Gilt-edged coverage might add care at home or in adult day care; shorten the waiting period for benefits; raise daily payments; or add “nonforfeiture values,” so that if your policy lapses you’ll get part of your money back. Home-health coverage could add 45 to 90 percent to the policy price. Nonforfeiture values might cost an extra 30 to 40 percent. For help in evaluating policies, send $10 for Susan Polniaszek’s " Long Term Care," United Seniors Health Cooperative, 1331 H Street N.W., Suite 500, Washington, D.C. 20005. Some insurers to consider, say LTC experts: Amex, Aetna, CNA, Mutual of Omaha and UNUM.

What does coverage cost? More when you’re older, less when you’re younger. But because the coverage is improving so fast, you might want to wait until you’re 60 or older to commit yourself For the basic policy outlined above, a 55-year-old might pay $231 a year, a 68-year-old, $889, and a 75-year-old, $1,652, Moses says. The premiums can be paid automatically from your bank account, so the policy won’t lapse if you fall ill or grow forgetful.

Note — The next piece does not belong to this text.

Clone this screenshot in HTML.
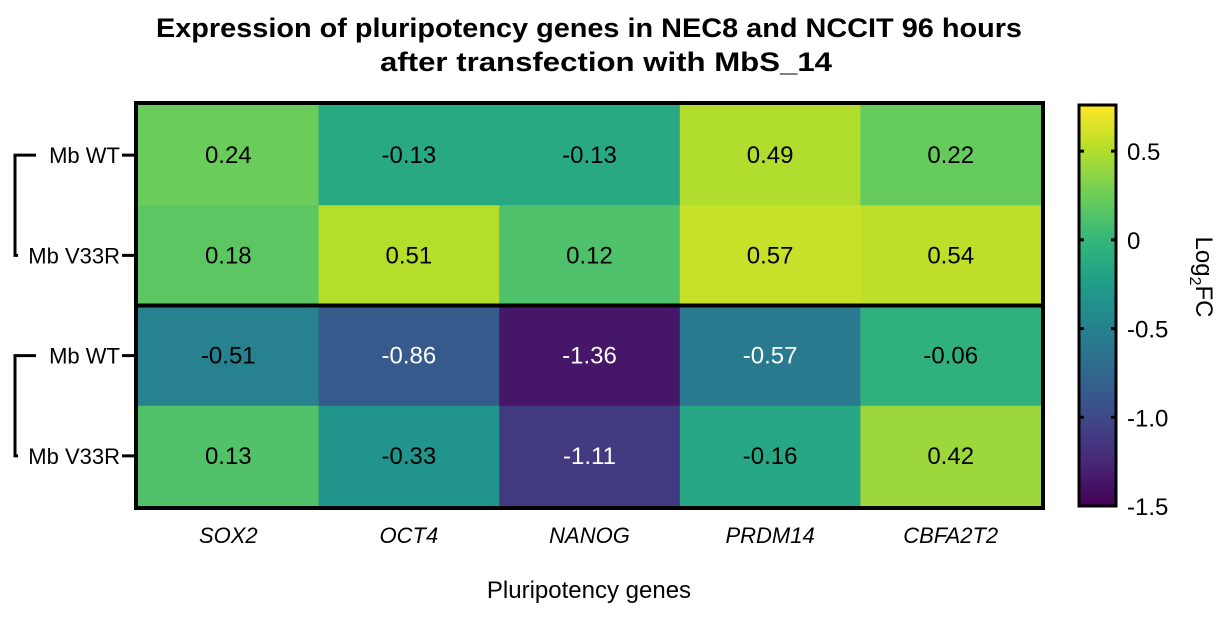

What are the risks? (1) That your company will go broke-so stick with those rated A + and up by A.M. Best. You’re often covered by your state’s guarantee fund, but it may pay smaller benefits than you wanted. (2) That your annual premium, which is supposed to stay level during your lifetime, may unexpectedly soar-perhaps pricing you out. Premiums may be raised on any group of policies whose claims are higher than planned. (3) Rotten insurance salespeople, who misrepresent the policies they sell. In a random test of 14 LTC agents done last year for the House of Representatives’ Subcommittee on Health and Long Term Care, not one agent told the whole truth about the coverage to the person posing as a client. The National Association of Insurance Commissioners is backing better consumer protection, but its program is weak.

Why bother with LTC insurance when I can shift my assets to trusts or my kids and get my bills paid by Medicaid? Why indeed? The huge loopholes in the Medicaid law-all slyly exploited by well-to-do seniors-are creating a legion of false poor, collecting public money they don’t deserve. Often, they’re pushed to it by their kids, who treat Medicaid as if it were their personal inheritance insurance.

Morality aside, there are practical problems with deliberately putting yourself on welfare, Moses says. The Medicaid program is being squeezed, so the quality of your treatment may drop. The loopholes used by the middle class will eventually be closed, so you may have planned for naught. Even if you qualify, Medicaid patients may get poorer care, in poorer facilities, than those who can afford to pay. You may even have trouble getting a bed.

You saved all your life to buy yourself red-carpet treatment in your old age. Why get greedy and throw it away?